◆ **Problem description**:
Leave out all pictures and return, exactly as written, the lines from the line containing "Generate a LaTeX" to the line containing "(-2.05cm,-0.78cm) rectangle (18.05cm,6.72cm);", both ends kept.

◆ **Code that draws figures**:

▼

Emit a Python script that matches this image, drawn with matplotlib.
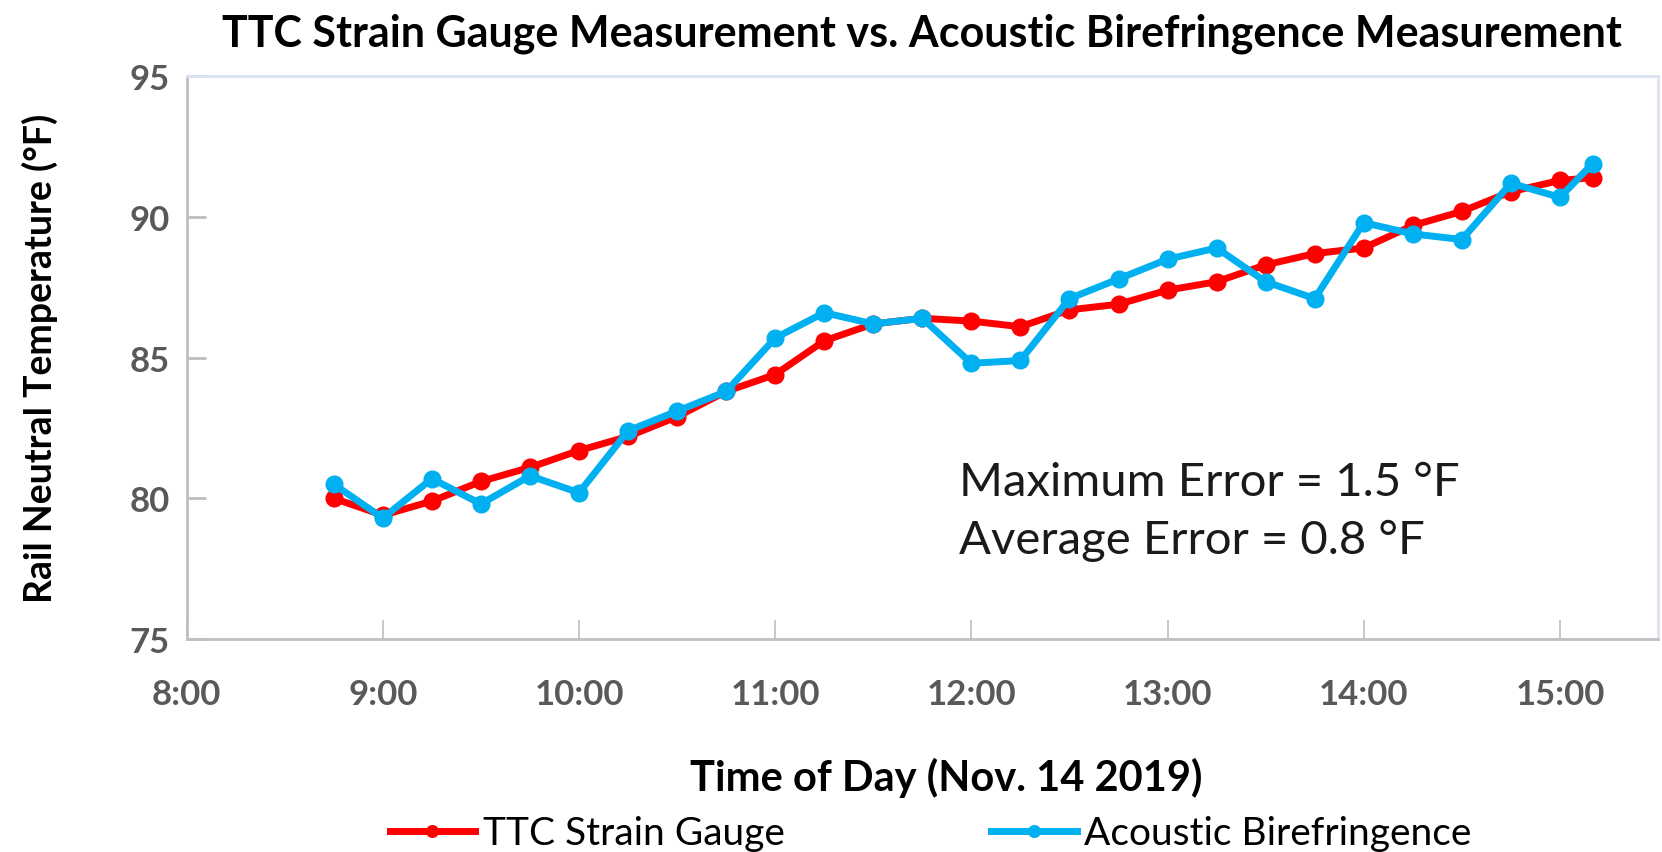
import matplotlib
matplotlib.use("Agg")
import matplotlib.pyplot as plt

# readings every 15 min, Nov 14 2019
times = ["8:45", "9:00", "9:15", "9:30", "9:45", "10:00", "10:15", "10:30", "10:45",
         "11:00", "11:15", "11:30", "11:45", "12:00", "12:15", "12:30", "12:45",
         "13:00", "13:15", "13:30", "13:45", "14:00", "14:15", "14:30", "14:45",
         "15:00", "15:10"]
strain_gauge = [80.0, 79.4, 79.9, 80.6, 81.1, 81.7, 82.2, 82.9, 83.8,
                84.4, 85.6, 86.2, 86.4, 86.3, 86.1, 86.7, 86.9,
                87.4, 87.7, 88.3, 88.7, 88.9, 89.7, 90.2, 90.9,
                91.3, 91.4]
acoustic = [80.5, 79.3, 80.7, 79.8, 80.8, 80.2, 82.4, 83.1, 83.8,
            85.7, 86.6, 86.2, 86.4, 84.8, 84.9, 87.1, 87.8,
            88.5, 88.9, 87.7, 87.1, 89.8, 89.4, 89.2, 91.2,
            90.7, 91.9]
hour_ticks = [8, 9, 10, 11, 12, 13, 14, 15]
hour_labels = ["8:00", "9:00", "10:00", "11:00", "12:00", "13:00", "14:00", "15:00"]
y_ticks = [75, 80, 85, 90, 95]


def to_hours(t):
    h, m = t.split(":")
    return int(h) + int(m) / 60.0


x = [to_hours(t) for t in times]

plt.rcParams['font.family'] = ['Lato', 'DejaVu Sans']

fig = plt.figure(figsize=(16.62, 8.53), dpi=100)
ax = fig.add_axes([0.1123, 0.2497, 0.8853, 0.6596])

ax.plot(x, strain_gauge, color='#FF0000', lw=5, marker='o', ms=12,
        label='TTC Strain Gauge')
ax.plot(x, acoustic, color='#00B0F0', lw=5, marker='o', ms=12,
        label='Acoustic Birefringence')

ax.set_xlim(8, 15.5)
ax.set_ylim(75, 95)
ax.set_xticks(hour_ticks)
ax.set_xticklabels(hour_labels)
ax.set_yticks(y_ticks)

for s in ['left', 'bottom']:
    ax.spines[s].set_color('#BFBFBF')
    ax.spines[s].set_linewidth(2)
for s in ['top', 'right']:
    ax.spines[s].set_color('#DAE3F3')
    ax.spines[s].set_linewidth(2)

ax.tick_params(axis='x', direction='in', length=14, width=1.2, color='#BFBFBF',
               pad=28, labelsize=25, labelcolor='#595959')
ax.tick_params(axis='y', direction='in', length=14, width=2, color='#BFBFBF',
               pad=12, labelsize=25, labelcolor='#595959')
for lbl in ax.get_xticklabels() + ax.get_yticklabels():
    lbl.set_fontweight('bold')

ax.set_title('TTC Strain Gauge Measurement vs. Acoustic Birefringence Measurement',
             fontsize=31, fontweight='bold', pad=22)
ax.set_ylabel('Rail Neutral Temperature (°F)', fontsize=27, fontweight='bold', labelpad=52)
ax.set_xlabel('Time of Day (Nov. 14 2019)', fontsize=30, fontweight='bold',
              labelpad=34, x=0.516)

ax.text(0.525, 0.228, 'Maximum Error = 1.5 °F\nAverage Error = 0.8 °F',
        transform=ax.transAxes, fontsize=34, color='#1a1a1a',
        va='center', ha='left', linespacing=1.45)

fig.legend(loc='center', bbox_to_anchor=(0.56, 0.022), ncol=2, frameon=False,
           fontsize=28, columnspacing=5.3, handlelength=2.2, handletextpad=0.2,
           markerscale=0.7)

fig.savefig('out.png', dpi=100)
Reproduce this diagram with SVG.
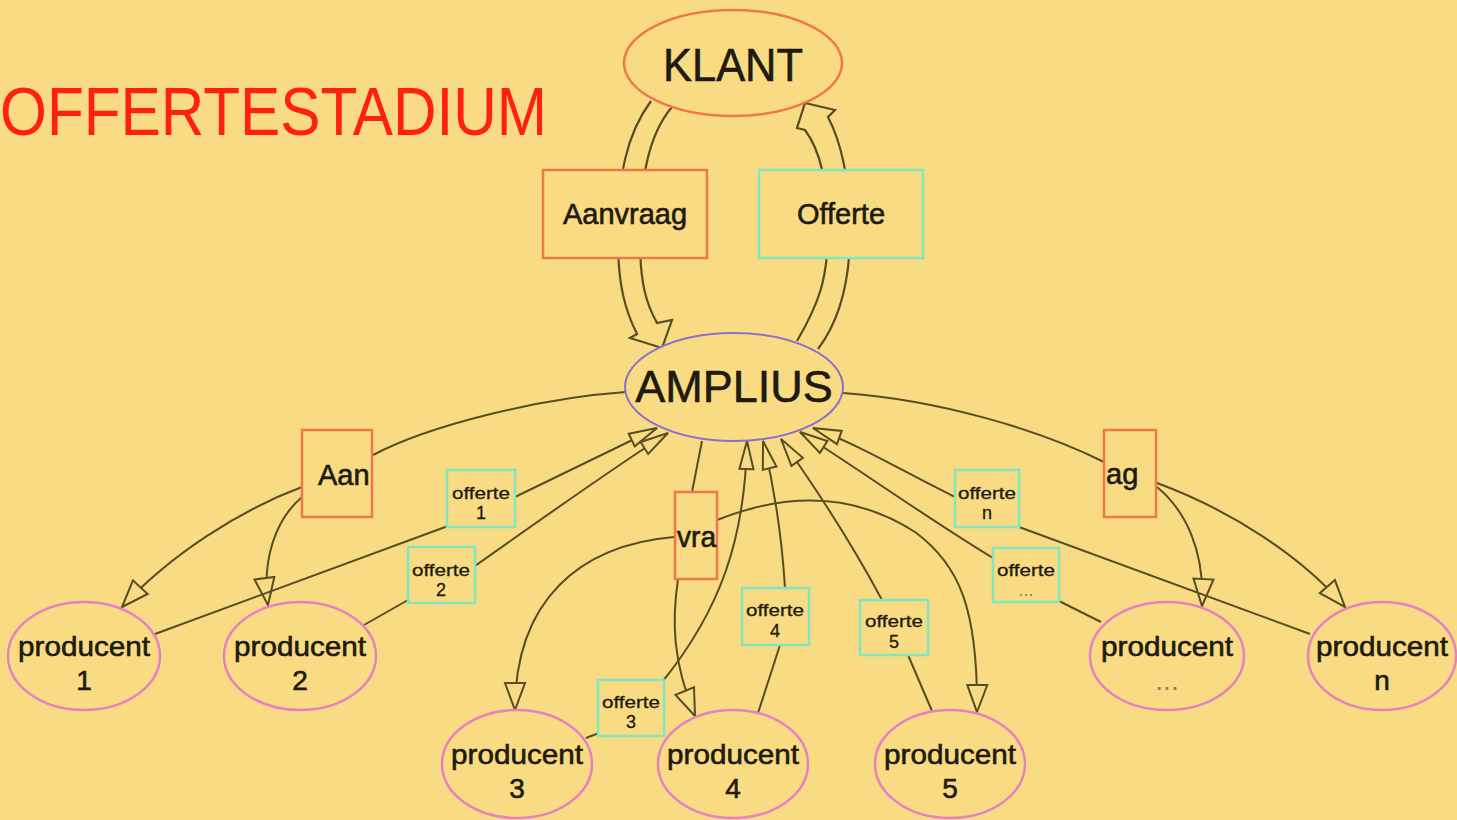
<svg xmlns="http://www.w3.org/2000/svg" width="1457" height="820" viewBox="0 0 1457 820">
<defs>
<style>
.edge{fill:none;stroke:#564E22;stroke-width:2}
.wide{fill:none;stroke:#564E22;stroke-width:2.2;stroke-linejoin:miter}
.org{fill:#F9DB83;stroke:#F07848;stroke-width:2.5}
.grn{fill:#F9DB83;stroke:#84E6BE;stroke-width:2.5}
.pnk{fill:#F9DB83;stroke:#E880C0;stroke-width:2.5}
.prp{fill:#F9DB83;stroke:#8C70CC;stroke-width:2}
.t{font-family:"Liberation Sans",Arial,sans-serif;fill:#201A10;stroke:#201A10;stroke-width:0.6}
.big{font-size:46px;text-anchor:middle}
.lbl{font-size:29px}
.prod{font-size:28px;text-anchor:middle}
.off{font-size:17px;text-anchor:middle;stroke-width:0.3}
.num{font-size:18px;text-anchor:middle;stroke-width:0.3}
.dots{fill:#8C8060;stroke:none}
.ah{fill:#F9DB83;stroke:#564E22;stroke-width:2;stroke-linejoin:miter}
</style>
<marker id="arr" viewBox="-30 -13 32 26" refX="0" refY="0" markerWidth="32" markerHeight="26" markerUnits="userSpaceOnUse" orient="auto" overflow="visible">
<path class="ah" d="M0,0 L-27,-10 L-27,10 Z"/>
</marker>
<marker id="arrs" viewBox="-30 -13 32 26" refX="0" refY="0" markerWidth="32" markerHeight="26" markerUnits="userSpaceOnUse" orient="auto" overflow="visible">
<path class="ah" d="M0,0 L-28,-7 L-28,7 Z"/>
</marker>
</defs>
<rect x="0" y="0" width="1457" height="820" fill="#F9DB83"/>
<text id="title" x="0" y="135" font-family="Liberation Sans, Arial, sans-serif" font-size="68" fill="#FF2010" textLength="547" lengthAdjust="spacingAndGlyphs">OFFERTESTADIUM</text>

<g id="connectors">
<path class="wide" d="M651,101 C626,135 618,175 618,240 C618,285 625,310 637,334 L630,338 L662,348 L672,320 L657,323 C647,305 640,285 640,240 C640,180 648,135 672,107"/>
<path class="wide" d="M797,341 C818,305 828,280 828,230 C828,185 820,150 805,130 L797,128 L805,103 L835,110 L828,117 C840,140 849,175 850,225 C851,280 840,320 818,349"/>
<path class="edge" d="M626,392 C540,398 430,425 373,455"/>
<path class="edge" marker-end="url(#arr)" d="M302,487 C240,510 170,555 122,607"/>
<path class="edge" marker-end="url(#arr)" d="M302,497 C275,520 262,560 268,605"/>
<path class="edge" d="M702,441 L692,492"/>
<path class="edge" marker-end="url(#arr)" d="M678,579 C672,620 672,660 695,716"/>
<path class="edge" marker-end="url(#arr)" d="M674,537 C580,545 515,600 515,710"/>
<path class="edge" marker-end="url(#arr)" d="M717,520 C780,495 850,490 915,532 C960,565 978,610 977,712"/>
<path class="edge" d="M843,393 C940,400 1040,430 1104,462"/>
<path class="edge" marker-end="url(#arr)" d="M1157,487 C1185,510 1205,550 1202,606"/>
<path class="edge" marker-end="url(#arr)" d="M1157,483 C1230,510 1300,555 1345,607"/>
<path class="edge" d="M155,634 L448,526"/>
<path class="edge" marker-end="url(#arrs)" d="M515,497 C570,470 615,448 657,428"/>
<path class="edge" d="M364,625 L408,600"/>
<path class="edge" marker-end="url(#arrs)" d="M475,566 C540,520 610,470 668,433"/>
<path class="edge" d="M586,738 L599,733"/>
<path class="edge" marker-end="url(#arrs)" d="M663,681 C720,610 745,540 747,441"/>
<path class="edge" d="M758,713 L780,645"/>
<path class="edge" marker-end="url(#arrs)" d="M785,588 C782,540 775,490 763,441"/>
<path class="edge" d="M932,711 L908,655"/>
<path class="edge" marker-end="url(#arrs)" d="M882,600 C850,540 810,480 781,439"/>
<path class="edge" d="M1101,622 L1059,601"/>
<path class="edge" marker-end="url(#arrs)" d="M993,558 C930,520 860,470 800,432"/>
<path class="edge" d="M1310,634 L1019,527"/>
<path class="edge" marker-end="url(#arrs)" d="M955,497 C900,470 860,445 813,428"/>
</g>

<g id="klant"><ellipse class="org" cx="733" cy="63" rx="109" ry="53" stroke-width="2.2"/><text class="t big" x="733" y="81" textLength="140" lengthAdjust="spacingAndGlyphs">KLANT</text></g>
<g id="aanvraag"><rect class="org" x="543" y="170" width="164" height="88"/><text class="t lbl" x="625" y="224" text-anchor="middle">Aanvraag</text></g>
<g id="offerte"><rect class="grn" x="759" y="170" width="164" height="88"/><text class="t lbl" x="841" y="224" text-anchor="middle">Offerte</text></g>
<g id="amplius"><ellipse class="prp" cx="734" cy="387" rx="109" ry="54"/><text class="t" x="734" y="402" font-size="45" text-anchor="middle">AMPLIUS</text></g>

<g id="aan"><rect class="org" x="302" y="430" width="70" height="87"/><text class="t lbl" x="318" y="485">Aan</text></g>
<g id="vra"><rect class="org" x="675" y="492" width="42" height="87"/><text class="t lbl" x="677" y="547" textLength="39" lengthAdjust="spacingAndGlyphs">vra</text></g>
<g id="ag"><rect class="org" x="1104" y="430" width="52" height="87"/><text class="t lbl" x="1106" y="484">ag</text></g>

<g id="offerte1"><rect class="grn" x="447" y="470" width="68" height="57"/><text class="t off" x="481" y="499" textLength="58" lengthAdjust="spacingAndGlyphs">offerte</text><text class="t num" x="481" y="519">1</text></g>
<g id="offerte2"><rect class="grn" x="408" y="547" width="67" height="56"/><text class="t off" x="441" y="576" textLength="58" lengthAdjust="spacingAndGlyphs">offerte</text><text class="t num" x="441" y="596">2</text></g>
<g id="offerte3"><rect class="grn" x="598" y="680" width="66" height="56"/><text class="t off" x="631" y="708" textLength="58" lengthAdjust="spacingAndGlyphs">offerte</text><text class="t num" x="631" y="728">3</text></g>
<g id="offerte4"><rect class="grn" x="742" y="588" width="67" height="57"/><text class="t off" x="775" y="616" textLength="58" lengthAdjust="spacingAndGlyphs">offerte</text><text class="t num" x="775" y="637">4</text></g>
<g id="offerte5"><rect class="grn" x="860" y="600" width="68" height="55"/><text class="t off" x="894" y="627" textLength="58" lengthAdjust="spacingAndGlyphs">offerte</text><text class="t num" x="894" y="648">5</text></g>
<g id="offerteDots"><rect class="grn" x="993" y="548" width="66" height="54"/><text class="t off" x="1026" y="576" textLength="58" lengthAdjust="spacingAndGlyphs">offerte</text><text class="t num dots" x="1026" y="596">...</text></g>
<g id="offerteN"><rect class="grn" x="955" y="470" width="64" height="57"/><text class="t off" x="987" y="499" textLength="58" lengthAdjust="spacingAndGlyphs">offerte</text><text class="t num" x="987" y="519">n</text></g>

<g id="producent1"><ellipse class="pnk" cx="84" cy="656" rx="76" ry="54"/><text class="t prod" x="84" y="656" textLength="132" lengthAdjust="spacingAndGlyphs">producent</text><text class="t prod" x="84" y="690">1</text></g>
<g id="producent2"><ellipse class="pnk" cx="300" cy="656" rx="76" ry="54"/><text class="t prod" x="300" y="656" textLength="132" lengthAdjust="spacingAndGlyphs">producent</text><text class="t prod" x="300" y="690">2</text></g>
<g id="producent3"><ellipse class="pnk" cx="517" cy="764" rx="75" ry="54"/><text class="t prod" x="517" y="764" textLength="132" lengthAdjust="spacingAndGlyphs">producent</text><text class="t prod" x="517" y="798">3</text></g>
<g id="producent4"><ellipse class="pnk" cx="733" cy="764" rx="75" ry="54"/><text class="t prod" x="733" y="764" textLength="132" lengthAdjust="spacingAndGlyphs">producent</text><text class="t prod" x="733" y="798">4</text></g>
<g id="producent5"><ellipse class="pnk" cx="950" cy="764" rx="75" ry="54"/><text class="t prod" x="950" y="764" textLength="132" lengthAdjust="spacingAndGlyphs">producent</text><text class="t prod" x="950" y="798">5</text></g>
<g id="producentDots"><ellipse class="pnk" cx="1167" cy="656" rx="77" ry="54"/><text class="t prod" x="1167" y="656" textLength="132" lengthAdjust="spacingAndGlyphs">producent</text><text class="t prod dots" x="1167" y="690" font-size="22">...</text></g>
<g id="producentN"><ellipse class="pnk" cx="1382" cy="656" rx="74" ry="54"/><text class="t prod" x="1382" y="656" textLength="132" lengthAdjust="spacingAndGlyphs">producent</text><text class="t prod" x="1382" y="690">n</text></g>
</svg>
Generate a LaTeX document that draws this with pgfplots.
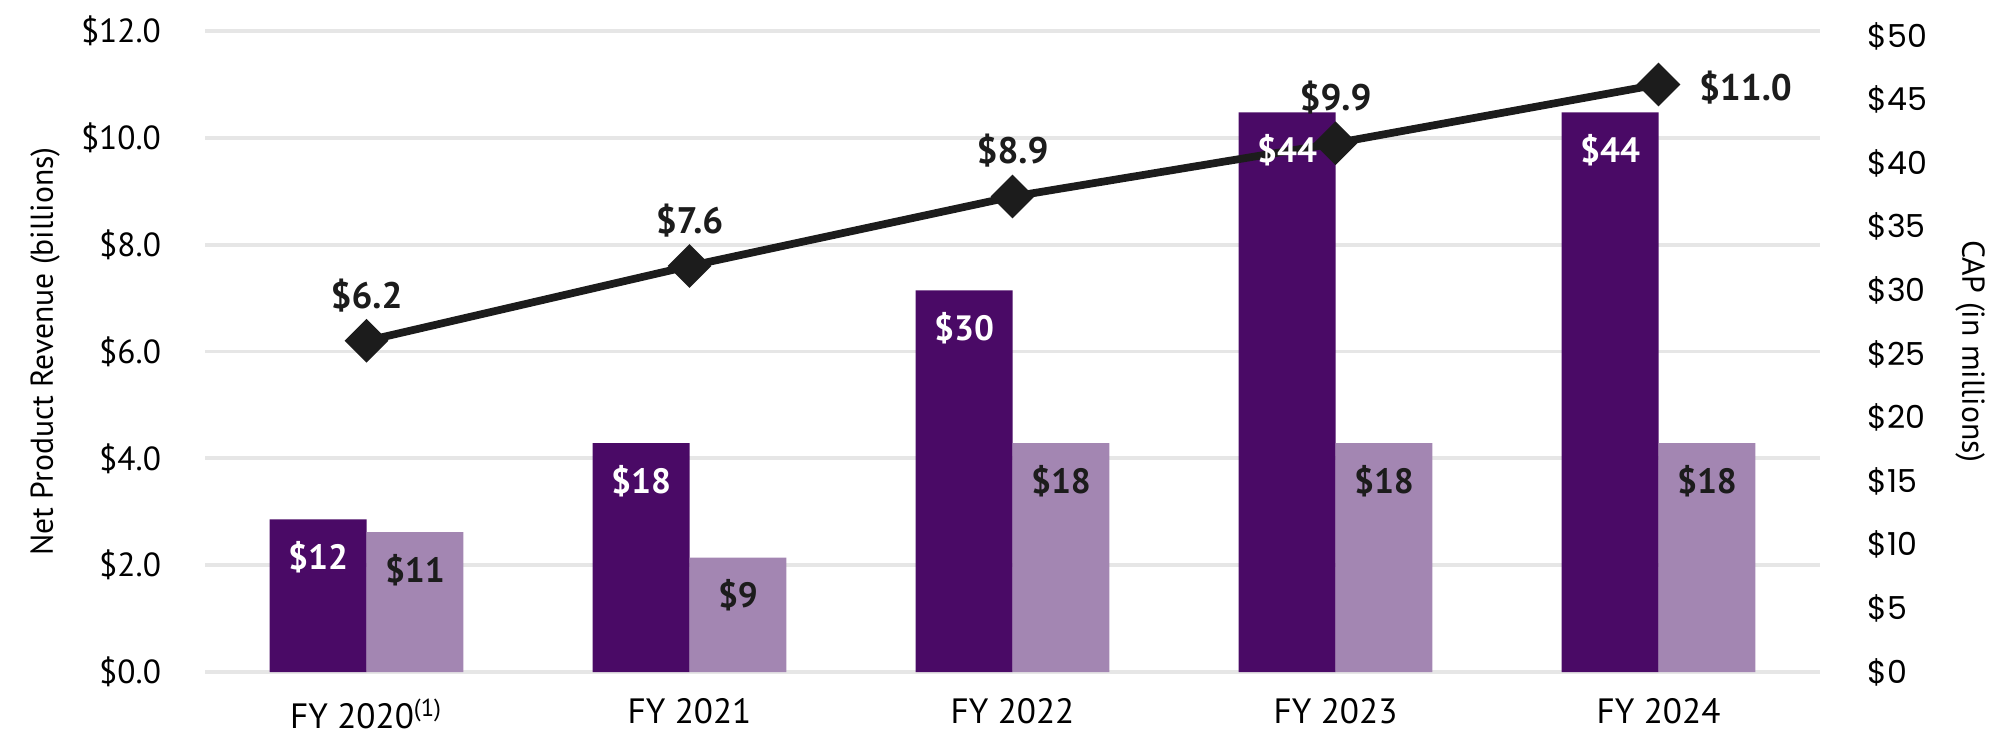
\documentclass[border=0pt]{standalone}
\usepackage{pgfplots}
\pgfplotsset{compat=1.18}
\usepackage{fontspec}
\setmainfont{PT Sans}
\newfontfamily\popp{Poppins}
\definecolor{darkpurple}{HTML}{4A0A66}
\definecolor{lightpurple}{HTML}{A386B2}
\definecolor{gridgray}{HTML}{E6E6E6}
\definecolor{linedark}{HTML}{1C1C1C}

\pgfplotsset{
  base/.style={
    scale only axis, width=16.15cm, height=6.41cm,
    at={(0,0)}, anchor=south west,
    xmin=-0.5, xmax=4.5,
    axis line style={draw=none}, tick style={draw=none},
    /pgf/number format/assume math mode=true,
  },
  capaxis/.style={
    base, ymin=0, ymax=50.4, xtick=\empty,
    ybar, bar width=0.3, clip=false,
  },
  barlabel/.style={
    nodes near coords={\$\pgfmathprintnumber{\pgfplotspointmeta}},
    nodes near coords style={font=\bfseries\fontsize{10}{12}\selectfont,
      anchor=center, yshift=-10.8pt},
  },
}

\begin{document}
\begin{tikzpicture}
  \path[use as bounding box] (-2.05cm,-0.78cm) rectangle (18.05cm,6.72cm);

  % grid, left axis and categories
  \begin{axis}[
      base,
      ymin=0, ymax=12,
      ytick={0,2,...,12},
      ymajorgrids,
      grid style={gridgray, line width=1.1pt},
      yticklabel={\$\pgfmathprintnumber[fixed,fixed zerofill,precision=1]{\tick}},
      yticklabel style={font=\fontsize{9.5}{11}\selectfont, xshift=-9pt},
      xtick={0,1,2,3,4},
      xticklabels={FY 2020\textsuperscript{(1)}, FY 2021, FY 2022, FY 2023, FY 2024},
      xticklabel style={font=\fontsize{10}{12}\selectfont, yshift=-4pt},
      ylabel={Net Product Revenue (billions)},
      ylabel style={at={(axis description cs:-0.099,0.5)}, anchor=center,
        font=\fontsize{9}{11}\selectfont},
    ]
    \addplot[draw=none] coordinates {(0,0)};
  \end{axis}

  % CAP bars on the right axis
  \begin{axis}[
      capaxis,
      ytick={0,5,...,50},
      yticklabel pos=right,
      yticklabel={\popp\$\pgfmathprintnumber{\tick}},
      yticklabel style={font=\fontsize{9}{11}\selectfont, xshift=10pt, anchor=west},
      ylabel={CAP (in millions)},
      ylabel style={at={(axis description cs:1.093,0.5)}, anchor=center, rotate=180,
        font=\fontsize{9}{11}\selectfont},
    ]
    \addplot[fill=darkpurple, draw=none, bar shift=-0.15]
      coordinates {(0,12) (1,18) (2,30) (3,44) (4,44)};
    \addplot[fill=lightpurple, draw=none, bar shift=0.15]
      coordinates {(0,11) (1,9) (2,18) (3,18) (4,18)};
  \end{axis}

  % net product revenue line on the left axis
  \begin{axis}[
      base,
      ymin=0, ymax=12,
      xtick=\empty, ytick=\empty,
      clip=false,
    ]
    \addplot[linedark, line width=2.2pt, mark=square*,
      mark options={rotate=45}, mark size=3.3pt]
      coordinates {(0,6.2) (1,7.6) (2,8.9) (3,9.9) (4,11.0)};
    \addplot[draw=none,
      nodes near coords={\$\pgfmathprintnumber[fixed,fixed zerofill,precision=1]{\pgfplotspointmeta}},
      nodes near coords style={font=\bfseries\fontsize{10.5}{12}\selectfont,
        text=linedark, anchor=center, yshift=13pt},
      point meta=y]
      coordinates {(0,6.2) (1,7.6) (2,8.9) (3,9.9)};
    \addplot[draw=none,
      nodes near coords={\$\pgfmathprintnumber[fixed,fixed zerofill,precision=1]{\pgfplotspointmeta}},
      nodes near coords style={font=\bfseries\fontsize{10.5}{12}\selectfont,
        text=linedark, anchor=west, xshift=8pt, yshift=-1pt},
      point meta=y]
      coordinates {(4,11.0)};
  \end{axis}

  % bar value labels, on top of the line
  \begin{axis}[capaxis, ytick=\empty]
    \addplot[draw=none, fill=none, bar shift=-0.15, barlabel,
      nodes near coords style={text=white}]
      coordinates {(0,12) (1,18) (2,30) (3,44) (4,44)};
    \addplot[draw=none, fill=none, bar shift=0.15, barlabel,
      nodes near coords style={text=linedark}]
      coordinates {(0,11) (1,9) (2,18) (3,18) (4,18)};
  \end{axis}
\end{tikzpicture}
\end{document}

▲

◆ **Task solution**:
Generate a LaTeX document that draws this with pgfplots.
\documentclass[border=0pt]{standalone}
\usepackage{pgfplots}
\pgfplotsset{compat=1.18}
\usepackage{fontspec}
\setmainfont{PT Sans}
\newfontfamily\popp{Poppins}
\definecolor{darkpurple}{HTML}{4A0A66}
\definecolor{lightpurple}{HTML}{A386B2}
\definecolor{gridgray}{HTML}{E6E6E6}
\definecolor{linedark}{HTML}{1C1C1C}

\pgfplotsset{
  base/.style={
    scale only axis, width=16.15cm, height=6.41cm,
    at={(0,0)}, anchor=south west,
    xmin=-0.5, xmax=4.5,
    axis line style={draw=none}, tick style={draw=none},
    /pgf/number format/assume math mode=true,
  },
  capaxis/.style={
    base, ymin=0, ymax=50.4, xtick=\empty,
    ybar, bar width=0.3, clip=false,
  },
  barlabel/.style={
    nodes near coords={\$\pgfmathprintnumber{\pgfplotspointmeta}},
    nodes near coords style={font=\bfseries\fontsize{10}{12}\selectfont,
      anchor=center, yshift=-10.8pt},
  },
}

\begin{document}
\begin{tikzpicture}
  \path[use as bounding box] (-2.05cm,-0.78cm) rectangle (18.05cm,6.72cm);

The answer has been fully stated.